[Gluster-devel] Tips and Tricks for Gluster Developer

Tue Jan 26 00:04:28 UTC 2016

On 01/22/2016 09:13 AM, Raghavendra Talur wrote:
> HI All,
>
> I am sure there are many tricks hidden under sleeves of many Gluster
> developers.
> I realized this when speaking to new developers. It would be good have a
> searchable thread of such tricks.
>
> Just reply back on this thread with the tricks that you have and I
> promise I will collate them and add them to developer guide.
>
>
> Looking forward to be amazed!
>

Things that I normally do:

1. Visualizing flow through the stack is one of the first steps that I 
use in debugging. Tracing a call from the origin (application) to the 
underlying filesystem is usually helpful in isolating most problems. 
Looking at logs emanating from the endpoints of each stack (fuse/nfs 
etc. + client protocols, server + posix) helps in identifying the stack 
that might be the source of a problem. For understanding the nature of 
fops happening, you can use the wireshark plugin or the trace translator 
at appropriate locations in the graph.

2. Use statedump/meta for understanding internal state. For servers 
statedump is the only recourse, on fuse clients you can get a meta view 
of the filesystem by

cd /mnt/point/.meta

and you get to view the statedump information in a hierarchical fashion 
(including information from individual xlators).

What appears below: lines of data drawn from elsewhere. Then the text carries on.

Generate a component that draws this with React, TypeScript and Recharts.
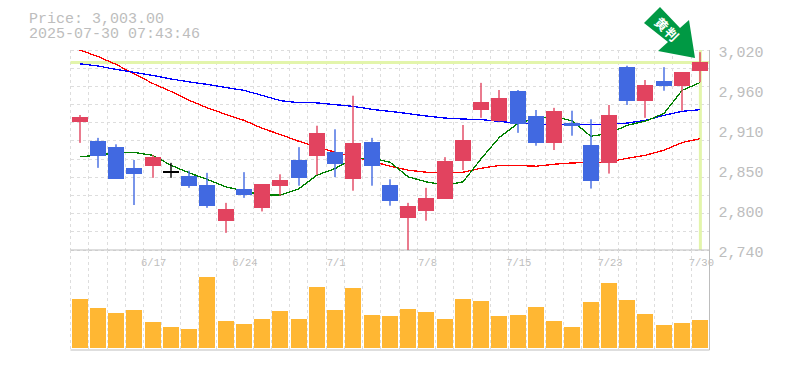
import { Bar, CartesianGrid, ComposedChart, Line, ReferenceLine, XAxis, YAxis } from 'recharts';

const dates = ['6/11', '6/12', '6/13', '6/16', '6/17', '6/18', '6/19', '6/20', '6/23', '6/24', '6/25', '6/26', '6/27', '6/30', '7/1', '7/2', '7/3', '7/4', '7/7', '7/8', '7/9', '7/10', '7/11', '7/14', '7/15', '7/16', '7/17', '7/18', '7/22', '7/23', '7/24', '7/25', '7/28', '7/29', '7/30'];
const opens = [2919, 2893, 2884, 2855, 2857, 2850, 2844, 2831, 2781, 2825, 2799, 2830, 2866, 2872, 2877, 2840, 2891, 2831, 2785, 2795, 2812, 2864, 2936, 2920, 2963, 2928, 2890, 2918, 2887, 2862, 2996, 2949, 2977, 2970, 2990];
const highs = [2929, 2897, 2888, 2866, 2873, 2862, 2851, 2848, 2806, 2849, 2832, 2846, 2884, 2914, 2909, 2956, 2897, 2839, 2806, 2827, 2870, 2915, 2974, 2964, 2964, 2936, 2939, 2935, 2923, 2943, 2998, 2978, 2996, 2989, 3017];
const lows = [2890, 2855, 2840, 2803, 2841, 2841, 2827, 2799, 2764, 2813, 2794, 2816, 2830, 2845, 2842, 2823, 2830, 2802, 2740, 2781, 2812, 2852, 2925, 2920, 2904, 2886, 2880, 2900, 2826, 2847, 2943, 2925, 2963, 2935, 2975];
const closes = [2926, 2872, 2840, 2847, 2870, 2850, 2830, 2801, 2797, 2817, 2832, 2838, 2841, 2904, 2861, 2890, 2858, 2808, 2802, 2813, 2865, 2894, 2947, 2953, 2917, 2890, 2935, 2914, 2837, 2929, 2949, 2971, 2970, 2989, 3003];
const maShort = [2870.9, 2873, 2876.5, 2876.8, 2873, 2859, 2848.2, 2839, 2828.6, 2823, 2817, 2817, 2825.8, 2845, 2854.4, 2868.4, 2868.8, 2863.2, 2842.6, 2835.6, 2831, 2835.6, 2868.4, 2898.2, 2917.4, 2924.8, 2927.6, 2921, 2899.6, 2903.8, 2915, 2921, 2931.4, 2964, 2975.2];
const maMid = [3001.4, 2998.3, 2993.4, 2989.2, 2985, 2980.1, 2975.9, 2972.4, 2968.2, 2964, 2957, 2949.6, 2946.8, 2946.5, 2944, 2941.6, 2937.4, 2934.6, 2931.4, 2928, 2925.2, 2923.8, 2923, 2920.6, 2917.8, 2916.4, 2916.4, 2916.4, 2916.4, 2916.4, 2918.2, 2922, 2929, 2934.6, 2937];
const maLong = [3020.7, 3011.6, 3000.4, 2987.1, 2973.8, 2962.6, 2950, 2939.5, 2930.4, 2922, 2910.8, 2902, 2892.6, 2884.6, 2877.2, 2870.6, 2864.6, 2857.6, 2852, 2849.2, 2848.2, 2849.2, 2854.8, 2858.6, 2858.6, 2857.6, 2860.4, 2862.2, 2862.8, 2863.6, 2868.8, 2873, 2880, 2890.8, 2896.4];
const volumes = [493, 403, 353, 383, 263, 213, 193, 713, 273, 243, 293, 373, 293, 613, 383, 603, 333, 323, 393, 363, 293, 493, 473, 323, 333, 413, 273, 213, 463, 653, 483, 343, 233, 253, 283];
const priceTicks = [3020, 2964, 2908, 2852, 2796, 2740];
const dateTicks = ['6/17', '6/24', '7/1', '7/8', '7/15', '7/23', '7/30'];
const lastPrice = 3003;

const rows = dates.map((date, i) => ({
  date,
  open: opens[i],
  high: highs[i],
  low: lows[i],
  close: closes[i],
  maShort: maShort[i],
  maMid: maMid[i],
  maLong: maLong[i],
  volume: volumes[i],
}));

const LEFT = 70.5;
const PLOT_W = 639;
const PLOT_H = 200;
const TOP = 50;
const verticalPoints = dates.map((_, i) => LEFT + (i * PLOT_W) / dates.length);
const horizontalPoints = Array.from({ length: 12 }, (_, i) => TOP + (i * PLOT_H) / 11);

const FONT = '"Liberation Mono", monospace';
const GREY = '#bdbdbd';
const LIME = '#e3f5ab';
const priceDomain = [2740, 3020];

function Candle(props: any) {
  const { x, y, width, height, payload } = props;
  const { open, high, low, close } = payload;
  const perUnit = height / (high - low);
  const bodyTop = y + (high - Math.max(open, close)) * perUnit;
  const bodyH = Math.max(Math.abs(close - open) * perUnit, 2);
  const color = close === open ? '#000000' : close > open ? '#e2435f' : '#4169e1';
  const cx = Math.round(x) + width / 2;
  return (
    <g>
      <rect x={cx - 0.7} y={y} width={1.4} height={height} fill={color} />
      <rect x={cx - width / 2} y={bodyTop} width={width} height={bodyH} fill={color} shapeRendering="crispEdges" />
    </g>
  );
}

function PriceTick(props: any) {
  const { x, y, payload } = props;
  const label = (Math.round(payload.value / 10) * 10).toLocaleString('en-US');
  return (
    <text x={x + 1} y={y + 7} fill={GREY} fontFamily={FONT} fontSize={15}>
      {label}
    </text>
  );
}

function DateTick(props: any) {
  const { x, y, payload } = props;
  return (
    <text x={x + 1} y={y + 8} fill={GREY} fontFamily={FONT} fontSize={10.5} textAnchor="middle">
      {payload.value}
    </text>
  );
}

export default function App() {
  return (
    <div style={{ position: 'absolute', left: 0, top: 0, width: 785, height: 370, overflow: 'hidden', background: '#fff' }}>
      <div style={{ position: 'absolute', left: 0, top: 0 }}>
        <ComposedChart width={785} height={270} data={rows} margin={{ top: TOP, right: 0.5, bottom: 0, left: LEFT }}>
          <CartesianGrid stroke="#dddddd" strokeDasharray="3 3" verticalPoints={verticalPoints} horizontalPoints={horizontalPoints} shapeRendering="crispEdges" />
          <XAxis dataKey="date" scale="band" height={20} ticks={dateTicks} interval={0} tick={<DateTick />} tickLine={false} stroke={GREY} />
          <YAxis orientation="right" width={75} domain={priceDomain} ticks={priceTicks} interval={0} tick={<PriceTick />} tickLine={false} stroke={GREY} />
          <ReferenceLine y={lastPrice} stroke={LIME} strokeWidth={3} />
          <ReferenceLine x="7/30" stroke={LIME} strokeWidth={3} />
          <Line dataKey="maLong" stroke="#ff0000" strokeWidth={1.3} dot={false} isAnimationActive={false} shapeRendering="crispEdges" />
          <Line dataKey="maMid" stroke="#0000ff" strokeWidth={1.3} dot={false} isAnimationActive={false} shapeRendering="crispEdges" />
          <Line dataKey="maShort" stroke="#008000" strokeWidth={1.3} dot={false} isAnimationActive={false} shapeRendering="crispEdges" />
        </ComposedChart>
      </div>
      <div style={{ position: 'absolute', left: 0, top: 0 }}>
        <ComposedChart width={785} height={270} data={rows} margin={{ top: TOP, right: 75.5, bottom: 20, left: LEFT }}>
          <XAxis dataKey="date" hide />
          <YAxis hide domain={priceDomain} />
          <Bar dataKey={(d: any) => [d.low, d.high]} barSize={16} shape={<Candle />} isAnimationActive={false} />
        </ComposedChart>
      </div>
      <div style={{ position: 'absolute', left: 0, top: 250 }}>
        <ComposedChart width={785} height={102} data={rows} margin={{ top: 0, right: 0.5, bottom: 2, left: LEFT }}>
          <CartesianGrid stroke="#dddddd" strokeDasharray="3 3" horizontal={false} verticalPoints={verticalPoints} shapeRendering="crispEdges" />
          <XAxis dataKey="date" hide />
          <YAxis orientation="right" width={75} domain={[-17, 983]} tick={false} tickLine={false} stroke={GREY} />
          <ReferenceLine y={-17} stroke={GREY} strokeWidth={1} />
          <Bar dataKey="volume" barSize={16} fill="#ffb733" isAnimationActive={false} shapeRendering="crispEdges" />
        </ComposedChart>
      </div>
      <svg width={785} height={70} style={{ position: 'absolute', left: 0, top: 0 }}>
        <text x={29} y={23} fill={GREY} fontFamily={FONT} fontSize={15}>Price: 3,003.00</text>
        <text x={29} y={38} fill={GREY} fontFamily={FONT} fontSize={15}>2025-07-30 07:43:46</text>
        <polygon points="660,7 644,23 668,42 658,51 695,58 689,20 680,28" fill="#009944" />
        <text x={662} y={24} fill="#ffffff" fontFamily='"Noto Sans CJK JP"' fontWeight={700} fontSize={13} textAnchor="middle" dominantBaseline="central" transform="rotate(45 662 24)">黄</text>
        <text x={672} y={34} fill="#ffffff" fontFamily='"Noto Sans CJK JP"' fontWeight={700} fontSize={13} textAnchor="middle" dominantBaseline="central" transform="rotate(45 672 34)">判</text>
      </svg>
    </div>
  );
}
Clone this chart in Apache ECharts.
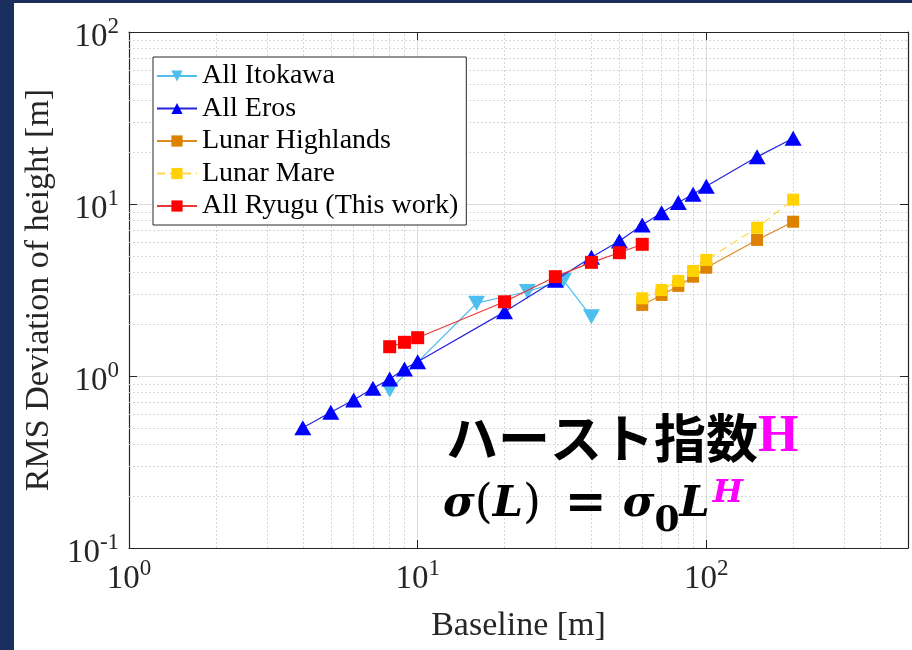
<!DOCTYPE html>
<html>
<head>
<meta charset="utf-8">
<script src="https://cdn.jsdelivr.net/npm/echarts@6/dist/echarts.min.js"></script>
<style>
  html, body { margin: 0; padding: 0; background: #1b2f5e; }
  #chart { position: absolute; left: 14px; top: 3px; width: 898px; height: 647px; background: #fff; }
</style>
</head>
<body>
<div id="chart"></div>
<script>
// data (baseline [m] vs RMS deviation of height [m])
var itokawaX = [8, 16, 24, 32, 40];
var itokawaY = [0.83, 2.65, 3.1, 3.6, 2.21];
var erosX = [4, 5, 6, 7, 8, 9, 10, 20, 30, 40, 50, 60, 70, 80, 90, 100, 150, 200];
var erosY = [0.5, 0.615, 0.725, 0.848, 0.96, 1.1, 1.21, 2.36, 3.6, 4.9, 6.1, 7.55, 8.9, 10.2, 11.4, 12.7, 18.8, 24.1];
var lunarX = [60, 70, 80, 90, 100, 150, 200];
var highlandsY = [2.59, 2.96, 3.34, 3.78, 4.26, 6.18, 7.89];
var mareY = [2.83, 3.16, 3.57, 4.08, 4.73, 7.28, 10.6];
var ryuguX = [8, 9, 10, 20, 30, 40, 50, 60];
var ryuguY = [1.48, 1.57, 1.67, 2.7, 3.78, 4.58, 5.21, 5.83];

var seriesNames = ['All Itokawa', 'All Eros', 'Lunar Highlands', 'Lunar Mare', 'All Ryugu (This work)'];

// minor grid positions (log axes)
var xMinorTicks = [2, 3, 4, 5, 6, 7, 8, 9, 20, 30, 40, 50, 60, 70, 80, 90, 200, 300, 400];
var yMinorTicks = [0.2, 0.3, 0.4, 0.5, 0.6, 0.7, 0.8, 0.9, 2, 3, 4, 5, 6, 7, 8, 9, 20, 30, 40, 50, 60, 70, 80, 90];

function pairs(xs, ys) {
    return xs.map(function (x, i) { return [x, ys[i]]; });
}

var chartDom = document.getElementById('chart');
var myChart = echarts.init(chartDom);

var serif = 'Liberation Serif';
var mathFont = 'DejaVu Serif';
var frameColor = '#262626';

function powLabel(v) {
    var e = Math.log10(v);
    if (Math.abs(e - Math.round(e)) > 1e-6) return '';
    return '{b|10}{s|' + Math.round(e) + '}';
}

var tickRich = {
    b: { fontFamily: serif, fontSize: 33, color: '#262626', lineHeight: 34, padding: [10, 0, 0, 0] },
    s: { fontFamily: serif, fontSize: 23, color: '#262626', lineHeight: 26, verticalAlign: 'top' }
};

var minorLine = { color: '#d6d6d6', width: 1, type: [2, 2] };

option = {
    animation: false,
    grid: {
        left: 111,
        top: 29,
        right: 4,
        bottom: 102,
        containLabel: false
    },
    legend: {
        data: seriesNames,
        orient: 'vertical',
        left: 139,
        top: 54,
        padding: [4, 8, 4, 3],
        itemGap: 2.5,
        itemWidth: 40,
        itemHeight: 14,
        backgroundColor: '#fff',
        borderColor: frameColor,
        borderWidth: 1,
        borderRadius: 0,
        textStyle: {
            fontFamily: serif,
            fontSize: 28,
            lineHeight: 30,
            color: '#000'
        }
    },
    xAxis: [{
        type: 'log',
        logBase: 10,
        min: 1,
        max: 500,
        name: 'Baseline [m]',
        nameLocation: 'middle',
        nameGap: 61,
        nameTextStyle: { fontFamily: serif, fontSize: 34, color: '#262626' },
        axisLine: { show: true, lineStyle: { color: frameColor, width: 1.2 } },
        axisTick: { show: true, inside: true, length: 8, lineStyle: { color: frameColor } },
        axisLabel: { margin: 9, formatter: powLabel, rich: tickRich },
        splitLine: { show: true, lineStyle: { color: '#dcdcdc', width: 1 } }
    }, {
        type: 'log',
        logBase: 10,
        min: 1,
        max: 500,
        position: 'top',
        axisLine: { show: true, lineStyle: { color: frameColor, width: 1.2 } },
        axisTick: { show: true, inside: true, length: 8, lineStyle: { color: frameColor } },
        axisLabel: { show: false },
        splitLine: { show: false }
    }],
    yAxis: [{
        type: 'log',
        logBase: 10,
        min: 0.1,
        max: 100,
        name: 'RMS Deviation of height [m]',
        nameLocation: 'middle',
        nameGap: 58,
        nameTextStyle: { fontFamily: serif, fontSize: 34, color: '#262626' },
        axisLine: { show: true, lineStyle: { color: frameColor, width: 1.2 } },
        axisTick: { show: true, inside: true, length: 8, lineStyle: { color: frameColor } },
        axisLabel: { margin: 10, formatter: powLabel, rich: tickRich },
        splitLine: { show: true, lineStyle: { color: '#dcdcdc', width: 1 } }
    }, {
        type: 'log',
        logBase: 10,
        min: 0.1,
        max: 100,
        position: 'right',
        axisLine: { show: true, lineStyle: { color: frameColor, width: 1.2 } },
        axisTick: { show: true, inside: true, length: 8, lineStyle: { color: frameColor } },
        axisLabel: { show: false },
        splitLine: { show: false }
    }],
    graphic: [{
        type: 'text',
        left: 432,
        top: 409,
        z: 10,
        style: {
            text: '{jp|ハースト指数}{h|H}',
            rich: {
                jp: { fontFamily: 'Noto Sans CJK JP', fontWeight: 'bold', fontSize: 52, fill: '#000', lineHeight: 56 },
                h: { fontFamily: serif, fontWeight: 'bold', fontSize: 52, fill: '#ff00ff', lineHeight: 56 }
            }
        }
    }, {
        type: 'text',
        left: 429,
        top: 467,
        z: 10,
        style: {
            text: '{m|σ}{p|(}{m|L}{p|)}{eq|=}{m|σ}{sub|0}{m|L}{sup|H}',
            rich: {
                m: { fontFamily: mathFont, fontWeight: 'bold', fontStyle: 'italic', fontSize: 43, fill: '#000', lineHeight: 70 },
                p: { fontFamily: mathFont, fontSize: 46, fill: '#000', lineHeight: 70 },
                eq: { fontFamily: mathFont, fontWeight: 'bold', fontSize: 50, fill: '#000', lineHeight: 70, padding: [0, 16, 0, 24] },
                sub: { fontFamily: mathFont, fontWeight: 'bold', fontSize: 36, fill: '#000', lineHeight: 41, verticalAlign: 'bottom' },
                sup: { fontFamily: mathFont, fontWeight: 'bold', fontStyle: 'italic', fontSize: 32, fill: '#ff00ff', lineHeight: 34, verticalAlign: 'top', padding: [8, 0, 0, 3] }
            }
        }
    }],
    series: [{
        // minor dotted grid, placed through the axes' own scales
        name: 'grid',
        type: 'line',
        data: [],
        z: 1,
        silent: true,
        markLine: {
            z: 1,
            silent: true,
            symbol: ['none', 'none'],
            label: { show: false },
            lineStyle: minorLine,
            emphasis: { disabled: true },
            data: xMinorTicks.map(function (v) { return { xAxis: v }; })
                .concat(yMinorTicks.map(function (v) { return { yAxis: v }; }))
        }
    }, {
        name: 'All Itokawa',
        type: 'line',
        data: pairs(itokawaX, itokawaY),
        z: 6,
        symbol: 'triangle',
        symbolRotate: 180,
        symbolSize: [17, 15],
        itemStyle: { color: '#4dbeee' },
        lineStyle: { color: '#4dbeee', width: 1.2 }
    }, {
        name: 'All Eros',
        type: 'line',
        data: pairs(erosX, erosY),
        z: 7,
        symbol: 'triangle',
        symbolSize: [17, 15],
        itemStyle: { color: '#0000ff' },
        lineStyle: { color: '#2424dd', width: 1.2 }
    }, {
        name: 'Lunar Highlands',
        type: 'line',
        data: pairs(lunarX, highlandsY),
        z: 8,
        symbol: 'rect',
        symbolSize: 12,
        itemStyle: { color: '#dd8200' },
        lineStyle: { color: '#dd8a1e', width: 1.2 }
    }, {
        name: 'Lunar Mare',
        type: 'line',
        data: pairs(lunarX, mareY),
        z: 9,
        symbol: 'rect',
        symbolSize: 12,
        itemStyle: { color: '#ffd200' },
        lineStyle: { color: '#ffd84a', width: 1.2, type: [8, 5] }
    }, {
        name: 'All Ryugu (This work)',
        type: 'line',
        data: pairs(ryuguX, ryuguY),
        z: 10,
        symbol: 'rect',
        symbolSize: 13,
        itemStyle: { color: '#ff0000' },
        lineStyle: { color: '#e83a3a', width: 1.2 }
    }]
};

option && myChart.setOption(option);
new ResizeObserver(() => myChart.resize()).observe(chartDom);
</script>
</body>
</html>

3. Reproduce a problem by minimizing the number of nodes in a graph. 
This can be done by disabling translators that can be disabled through 
volume set interface and by having custom volume files.

4. Use error-gen while developing new code to simulate fault injection 
for fops.

5. If a problem happens only at scale, try reproducing the problem by 
reducing default limits in code (timeouts, inode table limits etc.). 
Some of them do require re-compilation of code.

6. Use the wealth of tools available on *nix systems for understanding a 
performance problem better. This infographic [1] and page [2] by Brendan 
Gregg is quite handy for using the right tool at the right layer.

7. For isolating regression test failures:

      - use tests/utils/testn.sh to quickly identify the failing test
      - grep for the last "Test Summary Report" in the jenkins report 
for a failed regression run. That usually provides a pointer to the 
failing test.
      - In case of a failure due to a core, the gdb command provided in 
the jenkins report is quite handy to get a backtrace after downloading 
the core and its runtime to your laptop.

8. Get necessary information to debug a problem as soon as a new bug is 
logged (a day or two is ideal). If we miss that opportunity, users could 
have potentially moved on to other things and obtaining information can 
prove to be difficult.

9. Be paranoid about any code that you write ;-). Anything that is not 
tested by us will come back to haunt us sometime else in the future.

10. Use terminator [3] for concurrently executing the same command on 
multiple nodes.

Will fill in more when I recollect something useful.

-Vijay

[1] http://www.brendangregg.com/Perf/linux_observability_tools.png

[2] http://www.brendangregg.com/perf.html

[3] https://launchpad.net/terminator